Derek Muller takes what is arguably the most abstract concept in physics and makes it viscerally understandable through a story about Napoleon's armies, a teenage student named Sadi Carno, and heat engines. The piece argues that entropy — often dismissed as just "disorder" — is actually the fundamental reason life exists on Earth.
The Carnot Engine and the Birth of Entropy
Muller begins by asking a disarmingly simple question: what does the Earth get from the Sun? Most people answer "light" or "warmth," but the real answer is more subtle. He writes that "the energy of the universe is constant and second, the entropy of the universe tends to a maximum." This is his framing device — he wants us to understand that what matters isn't just energy intake, but the quality of that energy.
The historical anchor is Sadi Carno, whose 1820s work on heat engines revealed something profound: even in ideal circumstances with no friction and no environmental losses, a steam engine cannot be 100% efficient. "To reach 100% efficiency you'd need infinite temperature on the hot side or absolute zero on the cold side," Muller writes, "both of which are impossible in practice." This is Carno's theorem — the foundation of thermodynamics.
The author builds carefully from this: energy never really goes away, but it becomes less usable when it spreads out. He calls this quantity entropy, and his explanation is genuinely illuminating. "When all the energy is concentrated in the hot bar that is low entropy," he writes. "But as the energy spreads to the surroundings... entropy increases."
Why Heat Flows Backward Is Statistically Impossible
The piece's most compelling section involves a simple model: two metal bars, one hot and one cold, with eight atoms each. Muller asks what happens if heat flows from cold to hot — the seemingly impossible scenario. "Heat flowing from cold to hot is not impossible," he argues. "It's just improbable."
He quantifies this: there are 91,512 configurations with nine energy packets in the left bar but 627,000 with more energy packets than it started. As atoms increase to 80 per bar and energy packets to 100, the probability of reverse flow drops toward zero. "Heat flowing from cold to hot is just so unlikely that it never happens." This is the heart of his argument — entropy isn't a rule against things happening backward; it's a statistical statement about what the universe actually does.

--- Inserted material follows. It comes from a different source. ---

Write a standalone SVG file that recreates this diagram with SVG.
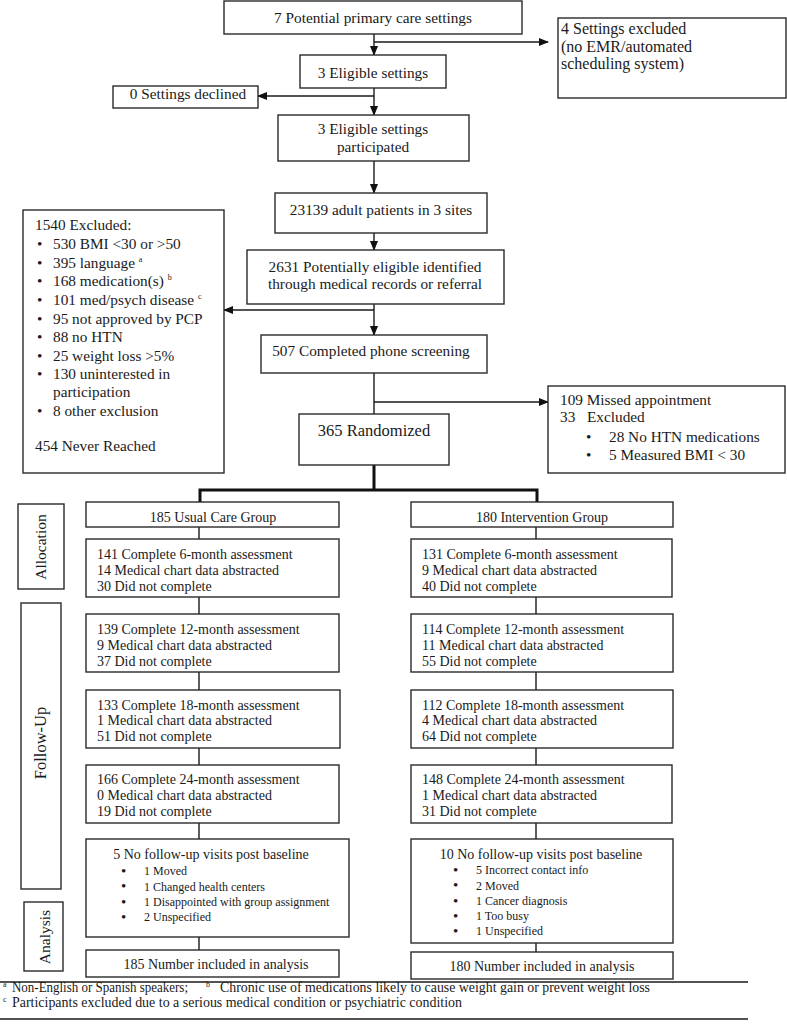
<svg xmlns="http://www.w3.org/2000/svg" width="787" height="1033" viewBox="0 0 787 1033">
<style>
text{font-family:"Liberation Serif","Times New Roman",serif;fill:#1a1a1a;}
.b{fill:#fff;stroke:#2a2a2a;stroke-width:1.4;}
.t{font-size:15.3px;}
.c{text-anchor:middle;}
.g{font-size:14px;}
.s{font-size:12px;}
.d{font-size:15px;}
.f{font-size:13.8px;}
.sup{font-size:8px;}
.ln{stroke:#1a1a1a;stroke-width:1.4;fill:none;}
.thick{stroke:#111;stroke-width:3;fill:none;}
</style>
<defs>
<marker id="ah" markerWidth="10" markerHeight="8" refX="9" refY="4" orient="auto" markerUnits="userSpaceOnUse">
<path d="M0,0 L10,4 L0,8 Z" fill="#111"/>
</marker>
</defs>
<rect width="787" height="1033" fill="#fff"/>

<g id="connectors">
<line class="ln" x1="374" y1="34" x2="374" y2="55" marker-end="url(#ah)"/>
<line class="ln" x1="374" y1="42" x2="548" y2="42" marker-end="url(#ah)"/>
<line class="ln" x1="374" y1="88" x2="374" y2="115" marker-end="url(#ah)"/>
<line class="ln" x1="374" y1="96" x2="258" y2="96" marker-end="url(#ah)"/>
<line class="ln" x1="374" y1="161" x2="374" y2="193" marker-end="url(#ah)"/>
<line class="ln" x1="374" y1="233" x2="374" y2="250" marker-end="url(#ah)"/>
<line class="ln" x1="374" y1="304" x2="374" y2="335" marker-end="url(#ah)"/>
<line class="ln" x1="374" y1="310" x2="224" y2="310" marker-end="url(#ah)"/>
<line class="ln" x1="374" y1="373" x2="374" y2="414"/>
<line class="ln" x1="374" y1="402" x2="548" y2="402" marker-end="url(#ah)"/>
<path class="thick" d="M374,465 V490 M200,503 V490 H537 V503"/>
<path class="ln" d="M199,527 V539 M199,597 V614 M199,672 V690 M199,748 V765 M199,823 V839 M199,937 V950"/>
<path class="ln" d="M536,527 V539 M536,597 V614 M536,672 V690 M536,748 V765 M536,823 V839 M536,943 V952"/>
</g>

<g id="n_potential">
<rect class="b" x="224" y="1" width="298" height="33"/>
<text class="t c" x="373" y="22.5">7 Potential primary care settings</text>
</g>
<g id="n_excl_settings">
<rect class="b" x="558" y="18" width="228" height="80"/>
<text x="561" y="34" style="font-size:16px">4 Settings excluded</text>
<text x="561" y="51.5" style="font-size:16px">(no EMR/automated</text>
<text x="561" y="69" style="font-size:16px">scheduling system)</text>
</g>
<g id="n_eligible">
<rect class="b" x="300" y="55" width="146" height="33"/>
<text class="t c" x="373" y="77.5">3 Eligible settings</text>
</g>
<g id="n_declined">
<rect class="b" x="113" y="86" width="145" height="22"/>
<text class="t c" x="188" y="98.5">0 Settings declined</text>
</g>
<g id="n_participated">
<rect class="b" x="278" y="115" width="191" height="46"/>
<text class="t c" x="373" y="134">3 Eligible settings</text>
<text class="t c" x="373" y="152">participated</text>
</g>
<g id="n_adults">
<rect class="b" x="275" y="193" width="212" height="40"/>
<text class="t c" x="381" y="214.5">23139 adult patients in 3 sites</text>
</g>
<g id="n_potentially">
<rect class="b" x="247" y="250" width="257" height="54"/>
<text class="t c" x="375" y="271.5">2631 Potentially eligible identified</text>
<text class="t c" x="375" y="289">through medical records or referral</text>
</g>
<g id="n_excluded">
<rect class="b" x="23" y="210" width="201" height="263"/>
<text class="t" x="35" y="230">1540 Excluded:</text>
<text class="t" x="37" y="248.5">•</text><text class="t" x="53" y="248.5">530 BMI &lt;30 or &gt;50</text>
<text class="t" x="37" y="267.5">•</text><text class="t" x="53" y="267.5">395 language <tspan class="sup" dy="-6">a</tspan></text>
<text class="t" x="37" y="286">•</text><text class="t" x="53" y="286">168 medication(s) <tspan class="sup" dy="-6">b</tspan></text>
<text class="t" x="37" y="304.5">•</text><text class="t" x="53" y="304.5">101 med/psych disease <tspan class="sup" dy="-6">c</tspan></text>
<text class="t" x="37" y="323.5">•</text><text class="t" x="53" y="323.5">95 not approved by PCP</text>
<text class="t" x="37" y="342">•</text><text class="t" x="53" y="342">88 no HTN</text>
<text class="t" x="37" y="361">•</text><text class="t" x="53" y="361">25 weight loss &gt;5%</text>
<text class="t" x="37" y="379">•</text><text class="t" x="53" y="379">130 uninterested in</text>
<text class="t" x="53" y="397">participation</text>
<text class="t" x="37" y="415.5">•</text><text class="t" x="53" y="415.5">8 other exclusion</text>
<text class="t" x="35" y="451">454 Never Reached</text>
</g>
<g id="n_phone">
<rect class="b" x="261" y="335" width="226" height="38"/>
<text class="t c" x="371" y="356">507 Completed phone screening</text>
</g>
<g id="n_randomized">
<rect class="b" x="299" y="414" width="150" height="51"/>
<text class="c" x="374" y="436" style="font-size:16.5px">365 Randomized</text>
</g>
<g id="n_missed">
<rect class="b" x="548" y="386" width="237" height="87"/>
<text class="t" x="560" y="405">109 Missed appointment</text>
<text class="t" x="560" y="422">33</text><text class="t" x="587" y="422">Excluded</text>
<text class="t" x="586" y="442">•</text><text class="t" x="609" y="442">28 No HTN medications</text>
<text class="t" x="586" y="460">•</text><text class="t" x="609" y="460">5 Measured BMI &lt; 30</text>
</g>

<g id="l_allocation">
<rect class="b" x="18" y="504" width="46" height="85"/>
<text class="c" transform="translate(45.5,547) rotate(-90)" style="font-size:15.5px">Allocation</text>
</g>
<g id="l_followup">
<rect class="b" x="21" y="603" width="40" height="286"/>
<text class="c" transform="translate(46,743) rotate(-90)" style="font-size:16.5px">Follow-Up</text>
</g>
<g id="l_analysis">
<rect class="b" x="24" y="902" width="39" height="69"/>
<text class="c" transform="translate(49.5,937) rotate(-90)" style="font-size:15.5px">Analysis</text>
</g>

<g id="n_usual">
<rect class="b" x="86" y="502" width="253" height="25"/>
<text class="g c" x="213" y="521.5">185 Usual Care Group</text>
</g>
<g id="n_u6">
<rect class="b" x="86" y="539" width="253" height="58"/>
<text class="g" x="97" y="559">141 Complete 6-month assessment</text>
<text class="g" x="97" y="575">14 Medical chart data abstracted</text>
<text class="g" x="97" y="591">30 Did not complete</text>
</g>
<g id="n_u12">
<rect class="b" x="86" y="614" width="253" height="58"/>
<text class="g" x="97" y="634">139 Complete 12-month assessment</text>
<text class="g" x="97" y="649.5">9 Medical chart data abstracted</text>
<text class="g" x="97" y="666">37 Did not complete</text>
</g>
<g id="n_u18">
<rect class="b" x="86" y="690" width="254" height="58"/>
<text class="g" x="97" y="709.5">133 Complete 18-month assessment</text>
<text class="g" x="97" y="724.5">1 Medical chart data abstracted</text>
<text class="g" x="97" y="741">51 Did not complete</text>
</g>
<g id="n_u24">
<rect class="b" x="86" y="765" width="253" height="58"/>
<text class="g" x="97" y="784">166 Complete 24-month assessment</text>
<text class="g" x="97" y="799.5">0 Medical chart data abstracted</text>
<text class="g" x="97" y="816">19 Did not complete</text>
</g>
<g id="n_unf">
<rect class="b" x="86" y="839" width="263" height="98"/>
<text class="g c" x="211" y="859">5 No follow-up visits post baseline</text>
<text class="d" x="121" y="875.5">•</text><text class="s" x="144" y="875">1 Moved</text>
<text class="d" x="121" y="891">•</text><text class="s" x="144" y="890.5">1 Changed health centers</text>
<text class="d" x="121" y="906.5">•</text><text class="s" x="144" y="906">1 Disappointed with group assignment</text>
<text class="d" x="121" y="921.5">•</text><text class="s" x="144" y="921">2 Unspecified</text>
</g>
<g id="n_u185">
<rect class="b" x="86" y="950" width="253" height="27"/>
<text class="g c" x="216" y="969">185 Number included in analysis</text>
</g>

<g id="n_interv">
<rect class="b" x="411" y="502" width="262" height="25"/>
<text class="g c" x="542" y="521.5">180 Intervention Group</text>
</g>
<g id="n_i6">
<rect class="b" x="411" y="539" width="261" height="58"/>
<text class="g" x="422" y="559">131 Complete 6-month assessment</text>
<text class="g" x="422" y="575">9 Medical chart data abstracted</text>
<text class="g" x="422" y="591">40 Did not complete</text>
</g>
<g id="n_i12">
<rect class="b" x="411" y="614" width="262" height="58"/>
<text class="g" x="422" y="634">114 Complete 12-month assessment</text>
<text class="g" x="422" y="649.5">11 Medical chart data abstracted</text>
<text class="g" x="422" y="666">55 Did not complete</text>
</g>
<g id="n_i18">
<rect class="b" x="411" y="690" width="262" height="58"/>
<text class="g" x="422" y="709.5">112 Complete 18-month assessment</text>
<text class="g" x="422" y="724.5">4 Medical chart data abstracted</text>
<text class="g" x="422" y="741">64 Did not complete</text>
</g>
<g id="n_i24">
<rect class="b" x="411" y="765" width="261" height="58"/>
<text class="g" x="422" y="784">148 Complete 24-month assessment</text>
<text class="g" x="422" y="799.5">1 Medical chart data abstracted</text>
<text class="g" x="422" y="816">31 Did not complete</text>
</g>
<g id="n_inf">
<rect class="b" x="411" y="839" width="262" height="104"/>
<text class="g c" x="541" y="859">10 No follow-up visits post baseline</text>
<text class="d" x="453" y="874.5">•</text><text class="s" x="476" y="874">5 Incorrect contact info</text>
<text class="d" x="453" y="890">•</text><text class="s" x="476" y="889.5">2 Moved</text>
<text class="d" x="453" y="905.5">•</text><text class="s" x="476" y="905">1 Cancer diagnosis</text>
<text class="d" x="453" y="920.5">•</text><text class="s" x="476" y="920">1 Too busy</text>
<text class="d" x="453" y="935.5">•</text><text class="s" x="476" y="935">1 Unspecified</text>
</g>
<g id="n_i180">
<rect class="b" x="411" y="952" width="262" height="27"/>
<text class="g c" x="542" y="971">180 Number included in analysis</text>
</g>

<g id="footnotes">
<line class="ln" x1="0" y1="982" x2="748" y2="982"/>
<line class="ln" x1="0" y1="1019" x2="748" y2="1019"/>
<text class="sup" x="3" y="987">a</text>
<text class="f" x="12" y="992" textLength="176" lengthAdjust="spacingAndGlyphs">Non-English or Spanish speakers;</text>
<text class="sup" x="206" y="987">b</text>
<text class="f" x="220" y="992" textLength="430" lengthAdjust="spacingAndGlyphs">Chronic use of medications likely to cause weight gain or prevent weight loss</text>
<text class="sup" x="3" y="1001.5">c</text>
<text class="f" x="12" y="1006.5" textLength="450" lengthAdjust="spacingAndGlyphs">Participants excluded due to a serious medical condition or  psychiatric condition</text>
</g>
</svg>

The Rubik's cube analogy works well here: there is only one way for the cube to be solved, but millions of ways for it to become "a total mess." Each random turn moves from a highly unlikely state toward a more likely one. The editorial judgment here is that Muller has found the perfect accessible metaphor — it's the kind of explanation that makes listeners feel like they finally understand something they've always puzzled over.
The Sun Is Really Giving Us Low-Entropy Energy
The payoff arrives when he answers his own opening question: what does the Earth get from the Sun? "What the Sun really gives us is a steady stream of low entropy that is concentrated bundled up energy," Muller writes. This is the crucial insight most casual explanations miss — we don't just receive energy; we receive usable energy.
He continues with something that feels genuinely revelatory: "The energy that we get from the Sun is more useful than the energy we give back. It's more compact, it's more clumped together." Plants capture this concentrated energy and convert it into sugars; animals eat those plants; each step of the way, the energy becomes more spread out until it radiates into space as waste heat.
The piece's strongest claim is that "without a source of concentrated energy and a way to discard the spread out energy life on Earth would not be possible." This connects thermodynamics directly to why we exist — it's not just abstract physics, it's the reason for biology.
The Sun gives us a steady stream of low entropy — concentrated, useful energy — and life exists because we're constantly discarding the unusable remnants into space.
Counterarguments Worth Considering
A physicist might point out that Muller conflates two different definitions of entropy: the thermodynamic kind (which is precise) and the statistical kind (which describes microstates). The piece handles this reasonably well by using Carno's original macroscopic framework before introducing Boltzmann's microscopic model, but the transition could be smoother.
Some readers may also wonder whether Earth's relationship with the Sun is really a "closed system" problem — technically, the Earth radiates energy back to space constantly. The author acknowledges this but focuses on the quality of incoming versus outgoing energy rather than quantity.
Bottom Line
Muller's strongest move is making entropy feel like a fundamental force that shapes everything from why hot coffee cools to why life exists at all. His weakest point is probably brevity — some concepts (like the Kelvin scale, or exactly how Carno's engine works) could benefit from more visual support. The piece succeeds because it answers the question every curious person has about thermodynamics: not just "what" but "why does it matter?"
The answer turns out to be profound: entropy isn't just disorder; it's the reason anything organized exists at all.